If you want skani to run faster, the main parameter to adjust is the -c parameter. skani's speed and memory efficiency is inversely proportional to c, so increasing c by 2x means 2x faster and less memory. As a default, c = 120 for ANI and c = 15 for AAI.

ANI: for genomes of ANI > 95%, c can be comfortably made higher up to 200 or even 300, but aligned fraction may get less accurate.

AAI: for genomes of AAI > 65%, c can be made up to 30 and still relatively accurate. Results degrade a bit after c gets past 40.

However, decreasing c may not necessarily improve ANI/AAI accuracy for > 85% ANI genomes since many other default algorithm parameters are designed these default values.

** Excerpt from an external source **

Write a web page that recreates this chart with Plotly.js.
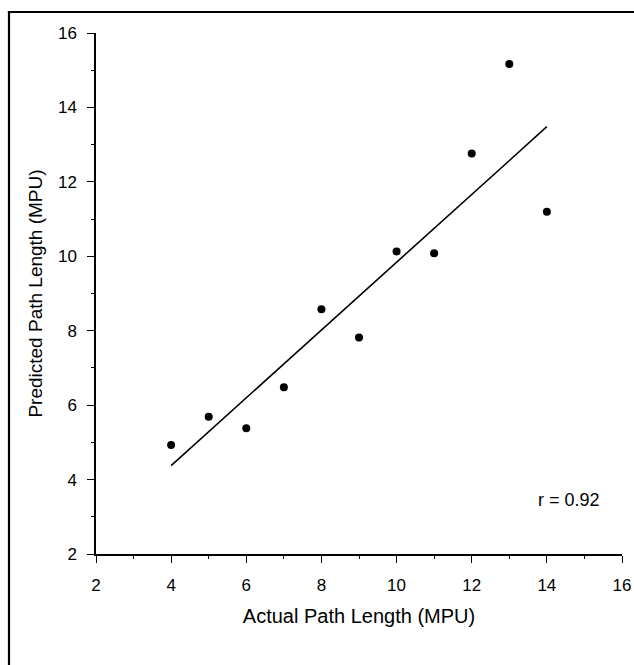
<!DOCTYPE html>
<html>
<head>
<meta charset="utf-8">
<script src="https://cdn.plot.ly/plotly-3.0.1.min.js"></script>
<style>
html,body{margin:0;padding:0;background:#fff;}
#chart{width:634px;height:665px;}
</style>
</head>
<body>
<div id="chart"></div>
<script>
// Data
var actualLength = [4, 5, 6, 7, 8, 9, 10, 11, 12, 13, 14];
var predictedLength = [4.93, 5.69, 5.38, 6.48, 8.58, 7.82, 10.13, 10.08, 12.76, 15.17, 11.2];
var tickValues = [2, 4, 6, 8, 10, 12, 14, 16];
var xTitle = 'Actual Path Length (MPU)';
var yTitle = 'Predicted Path Length (MPU)';
var rLabel = 'r = 0.92';

// Least-squares regression line computed from the data
var n = actualLength.length;
var mx = actualLength.reduce(function(a,b){return a+b;},0)/n;
var my = predictedLength.reduce(function(a,b){return a+b;},0)/n;
var sxy = 0, sxx = 0;
for (var i=0;i<n;i++){ sxy += (actualLength[i]-mx)*(predictedLength[i]-my); sxx += (actualLength[i]-mx)*(actualLength[i]-mx); }
var slope = sxy/sxx, intercept = my - slope*mx;
var xmin = Math.min.apply(null, actualLength), xmax = Math.max.apply(null, actualLength);
var fitX = [xmin, xmax];
var fitY = fitX.map(function(x){return intercept + slope*x;});

var font = 'Liberation Sans, Arial, sans-serif';

var traces = [
  {x: fitX, y: fitY, mode: 'lines', type: 'scatter', line: {color: '#000', width: 1.6}, hoverinfo: 'skip'},
  {x: actualLength, y: predictedLength, mode: 'markers', type: 'scatter', marker: {color: '#000', size: 8}}
];

var axisCommon = {
  range: [2, 16],
  tickvals: tickValues,
  ticks: 'outside',
  ticklen: 7,
  tickwidth: 1,
  tickcolor: '#000',
  showline: true,
  linecolor: '#000',
  linewidth: 1.6,
  showgrid: false,
  zeroline: false,
  tickfont: {family: font, size: 17, color: '#000'},
  minor: {dtick: 1, tick0: 2, ticks: 'outside', ticklen: 3, tickcolor: '#000', tickwidth: 1, showgrid: false}
};

var layout = {
  width: 634, height: 665,
  margin: {l: 96, r: 12, t: 33, b: 111},
  paper_bgcolor: '#fff', plot_bgcolor: '#fff',
  showlegend: false,
  xaxis: Object.assign({}, axisCommon, {
    ticklabelstandoff: 8,
    title: {text: xTitle, font: {family: font, size: 20, color: '#000'}, standoff: 15}
  }),
  yaxis: Object.assign({}, axisCommon, {
    ticklabelstandoff: 7,
    title: {text: yTitle, font: {family: font, size: 19, color: '#000'}, standoff: 10}
  }),
  annotations: [{
    text: rLabel, x: 14.59, y: 3.45, xref: 'x', yref: 'y', showarrow: false,
    font: {family: font, size: 18, color: '#000'}
  }],
  shapes: [
    {type: 'line', xref: 'paper', yref: 'paper', x0: -0.1654, x1: -0.1654, y0: -0.25, y1: 1.0413, line: {color: '#000', width: 2.2}},
    {type: 'line', xref: 'paper', yref: 'paper', x0: -0.1675, x1: 1.05, y0: 1.0403, y1: 1.0403, line: {color: '#000', width: 2.2}}
  ]
};

Plotly.newPlot('chart', traces, layout, {displayModeBar: false, staticPlot: true});
</script>
</body>
</html>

Furthermore, increasing c means that distant genomes will no longer be comparable; see the section on Comparing lower ANI/AAI genomes.

All-to-all comparisons on massive data sets

skani triangle should be used for all-to-all comparisons on reasonably sized data sets. However, it loads all genome indices into memory, so RAM may be an issue. If RAM is an issue, consider:

  1. Pre-sketch using skani sketch -l list_of_genomes.txt -o sketched_genomes and run skani search -d sketched_genomes -l list_of_genomes -o output to do slower but low-memory all-to-all comparisons.
  2. Raising the -c parameter can help, see the above section on the -c parameter.
  3. Consider raising the parameter -m for faster screens. It defaults to 1000 but 2000 is reasonable for most bacterial genomes, but may lose sensitivity on small genomes such as viruses.

Comparing lower ANI/AAI genomes.

skani focuses on ANI/AAI comparisons for genomes with > 85% ANI and > 60% AAI. To get more accurate results for low ANI/AAI values, one should use a lower value for c.

For example, the supplied genome refs/MN-03.fa is a Klebsiella Pneumoniae genome, and running skani dist refs/MN-03.fa refs/e.coli-K12.fa returns nothing because the two genomes do not have a good enough alignment. However, skani dist refs/MN-03.fa refs/e.coli-K12.fa -c 30 returns an ANI estimate of ~79%.

For distant genomes, the aligned fraction output becomes more accurate as c gets smaller. However, decreasing c may not necessarily make high ANI calculations more accurate. Nevertheless, I would not recommend ANI comparisons for genomes with < 75% ANI, and advise using skani's AAI method instead, which is tuned for sensitive comparisons by default.

Comparing only high ANI/AAI genomes with -s

The option -s controls for an approximate ANI/AAI cutoff. Computations proceed only if the putative ANI (obtained by k-mer max-containment index) is higher than -s. By default, this is 0.8 (80%) for ANI and 0.6 (60%) for AAI.

You can use a higher value of -s if you're only interested in comparing more similar strains.

This cutoff is only approximate. If the true predicted ANI is greater than -s, but the putative is smaller than -s, the calculation does not proceed. Therefore, too high -s and you'll lose sensitivity. The reverse also holds: a putative ANI can be greater than -s but the true predicted can be less than -s, in which case calculation still proceeds.

We don't recommend a lower value of -s unless you know what you're doing, since ANI/AAI calculations under 80%/60% will be bad with default parameters.